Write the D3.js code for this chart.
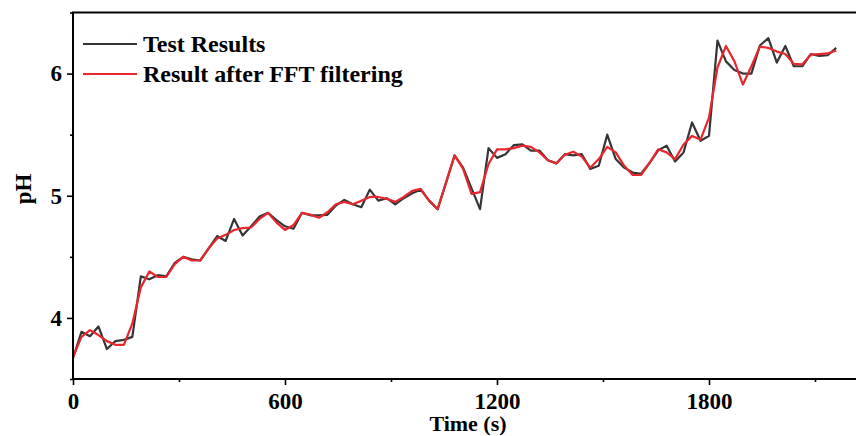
<!DOCTYPE html>
<html>
<head>
<meta charset="utf-8">
<script src="https://cdn.jsdelivr.net/npm/d3@7"></script>
<style>
  body { margin: 0; background: #fff; }
  svg { display: block; }
  text { font-family: "Liberation Serif", "Times New Roman", serif; font-weight: bold; fill: #000; }
</style>
</head>
<body>
<div id="chart"></div>
<script>
// time (s)
const time = [0, 24, 48, 72, 96, 120, 144, 168, 192, 216, 240, 264, 288, 312, 336, 360, 384, 408, 432, 456,
  480, 504, 528, 552, 576, 600, 624, 648, 672, 696, 720, 744, 768, 792, 816, 840, 864, 888, 912, 936,
  960, 984, 1008, 1032, 1056, 1080, 1104, 1128, 1152, 1176, 1200, 1224, 1248, 1272, 1296, 1320, 1344, 1368, 1392, 1416,
  1440, 1464, 1488, 1512, 1536, 1560, 1584, 1608, 1632, 1656, 1680, 1704, 1728, 1752, 1776, 1800, 1824, 1848, 1872, 1896,
  1920, 1944, 1968, 1992, 2016, 2040, 2064, 2088, 2112, 2136, 2160];

const test_ph = [3.67, 3.886, 3.85, 3.93, 3.745, 3.81, 3.82, 3.845, 4.34, 4.316,
  4.35, 4.34, 4.45, 4.50, 4.48, 4.47, 4.57, 4.67, 4.63, 4.81,
  4.675, 4.75, 4.83, 4.86, 4.80, 4.75, 4.73, 4.86, 4.84, 4.84,
  4.844, 4.92, 4.966, 4.93, 4.906, 5.05, 4.96, 4.98, 4.93, 4.98,
  5.02, 5.05, 4.96, 4.89, 5.11, 5.33, 5.23, 5.06, 4.89, 5.39,
  5.31, 5.34, 5.415, 5.42, 5.37, 5.37, 5.29, 5.265, 5.34, 5.33,
  5.34, 5.22, 5.245, 5.50, 5.30, 5.23, 5.19, 5.18, 5.27, 5.37,
  5.41, 5.28, 5.355, 5.60, 5.45, 5.49, 6.27, 6.10, 6.03, 6.00,
  6.00, 6.23, 6.29, 6.09, 6.226, 6.06, 6.06, 6.16, 6.145, 6.15, 6.21];

const fft_ph = [3.68, 3.845, 3.90, 3.86, 3.81, 3.78, 3.78, 3.955, 4.25, 4.38,
  4.335, 4.335, 4.44, 4.50, 4.47, 4.47, 4.57, 4.65, 4.68, 4.72,
  4.735, 4.74, 4.81, 4.86, 4.78, 4.72, 4.76, 4.86, 4.845, 4.82,
  4.865, 4.93, 4.95, 4.93, 4.96, 4.99, 4.99, 4.975, 4.95, 4.99,
  5.04, 5.056, 4.96, 4.89, 5.11, 5.33, 5.22, 5.015, 5.03, 5.26,
  5.38, 5.38, 5.39, 5.41, 5.40, 5.355, 5.29, 5.265, 5.336, 5.36,
  5.32, 5.23, 5.30, 5.40, 5.355, 5.245, 5.17, 5.17, 5.27, 5.38,
  5.355, 5.30, 5.42, 5.49, 5.46, 5.64, 6.05, 6.226, 6.10, 5.91,
  6.06, 6.22, 6.21, 6.18, 6.16, 6.08, 6.075, 6.155, 6.16, 6.165, 6.19];

const x_ticks = [0, 600, 1200, 1800];
const x_minor = [300, 900, 1500, 2100];
const y_ticks = [4, 5, 6];
const y_minor = [3.5, 4.5, 5.5, 6.5];

const series_names = ["Test Results", "Result after FFT filtering"];
const series_colors = ["#353535", "#e8262d"];

const width = 856, height = 436;
const margins = { top: 12.5, left: 73, bottom: 57 };

const x_scale = d3.scaleLinear().domain([0, 2250]).range([margins.left, margins.left + 2250 * 0.35333]);
const y_scale = d3.scaleLinear().domain([3.5, 6.5]).range([height - margins.bottom, margins.top]);

const svg = d3.select("#chart").append("svg")
  .attr("width", width)
  .attr("height", height);

// data lines
const line = d3.line()
  .x((d, i) => x_scale(time[i]))
  .y(d => y_scale(d));

[test_ph, fft_ph].forEach((vals, k) => {
  svg.append("path")
    .datum(vals)
    .attr("fill", "none")
    .attr("stroke", series_colors[k])
    .attr("stroke-width", 2.2)
    .attr("stroke-linejoin", "round")
    .attr("d", line);
});

// axes
const x_axis = d3.axisBottom(x_scale).tickValues(x_ticks).tickSize(6).tickPadding(8).tickFormat(d3.format("d"));
const x_axis_minor = d3.axisBottom(x_scale).tickValues(x_minor).tickSize(3).tickFormat("");
const y_axis = d3.axisLeft(y_scale).tickValues(y_ticks).tickSize(6).tickPadding(5).tickFormat(d3.format("d"));
const y_axis_minor = d3.axisLeft(y_scale).tickValues(y_minor).tickSize(3).tickFormat("");

svg.append("g").attr("class", "x axis")
  .attr("transform", `translate(0, ${y_scale(3.5)})`)
  .call(x_axis);
svg.append("g").attr("transform", `translate(0, ${y_scale(3.5)})`).call(x_axis_minor);
svg.append("g").attr("class", "y axis")
  .attr("transform", `translate(${margins.left}, 0)`)
  .call(y_axis);
svg.append("g").attr("transform", `translate(${margins.left}, 0)`).call(y_axis_minor);

svg.selectAll(".domain").remove();
svg.selectAll(".tick line").attr("stroke", "#000").attr("stroke-width", 1.6);
svg.selectAll(".tick text")
  .style("font-family", "'Liberation Serif', 'Times New Roman', serif")
  .style("font-weight", "bold")
  .style("font-size", "23px")
  .attr("fill", "#000");

// frame
svg.append("rect")
  .attr("x", x_scale(0))
  .attr("y", y_scale(6.5))
  .attr("width", x_scale(2250) - x_scale(0))
  .attr("height", y_scale(3.5) - y_scale(6.5))
  .attr("fill", "none")
  .attr("stroke", "#000")
  .attr("stroke-width", 2);

// axis titles
svg.append("text")
  .attr("x", 468)
  .attr("y", 431)
  .attr("text-anchor", "middle")
  .style("font-size", "22px")
  .text("Time (s)");

svg.append("text")
  .attr("transform", `translate(31, 189) rotate(-90)`)
  .attr("text-anchor", "middle")
  .style("font-size", "23px")
  .text("pH");

// legend
const legend = svg.append("g").attr("transform", "translate(83, 44)");
series_names.forEach((name, i) => {
  legend.append("line")
    .attr("x1", 0).attr("x2", 54)
    .attr("y1", i * 30).attr("y2", i * 30)
    .attr("stroke", series_colors[i])
    .attr("stroke-width", 2.2);
  legend.append("text")
    .attr("x", 60)
    .attr("y", i * 30 + 8)
    .style("font-size", "24px")
    .text(name);
});
</script>
</body>
</html>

_Task requirements_: Without the pictures, return the listing above from its first line through the line that has "2112, 2136, 2160];".

_Reply_:
Write the D3.js code for this chart.
<!DOCTYPE html>
<html>
<head>
<meta charset="utf-8">
<script src="https://cdn.jsdelivr.net/npm/d3@7"></script>
<style>
  body { margin: 0; background: #fff; }
  svg { display: block; }
  text { font-family: "Liberation Serif", "Times New Roman", serif; font-weight: bold; fill: #000; }
</style>
</head>
<body>
<div id="chart"></div>
<script>
// time (s)
const time = [0, 24, 48, 72, 96, 120, 144, 168, 192, 216, 240, 264, 288, 312, 336, 360, 384, 408, 432, 456,
  480, 504, 528, 552, 576, 600, 624, 648, 672, 696, 720, 744, 768, 792, 816, 840, 864, 888, 912, 936,
  960, 984, 1008, 1032, 1056, 1080, 1104, 1128, 1152, 1176, 1200, 1224, 1248, 1272, 1296, 1320, 1344, 1368, 1392, 1416,
  1440, 1464, 1488, 1512, 1536, 1560, 1584, 1608, 1632, 1656, 1680, 1704, 1728, 1752, 1776, 1800, 1824, 1848, 1872, 1896,
  1920, 1944, 1968, 1992, 2016, 2040, 2064, 2088, 2112, 2136, 2160];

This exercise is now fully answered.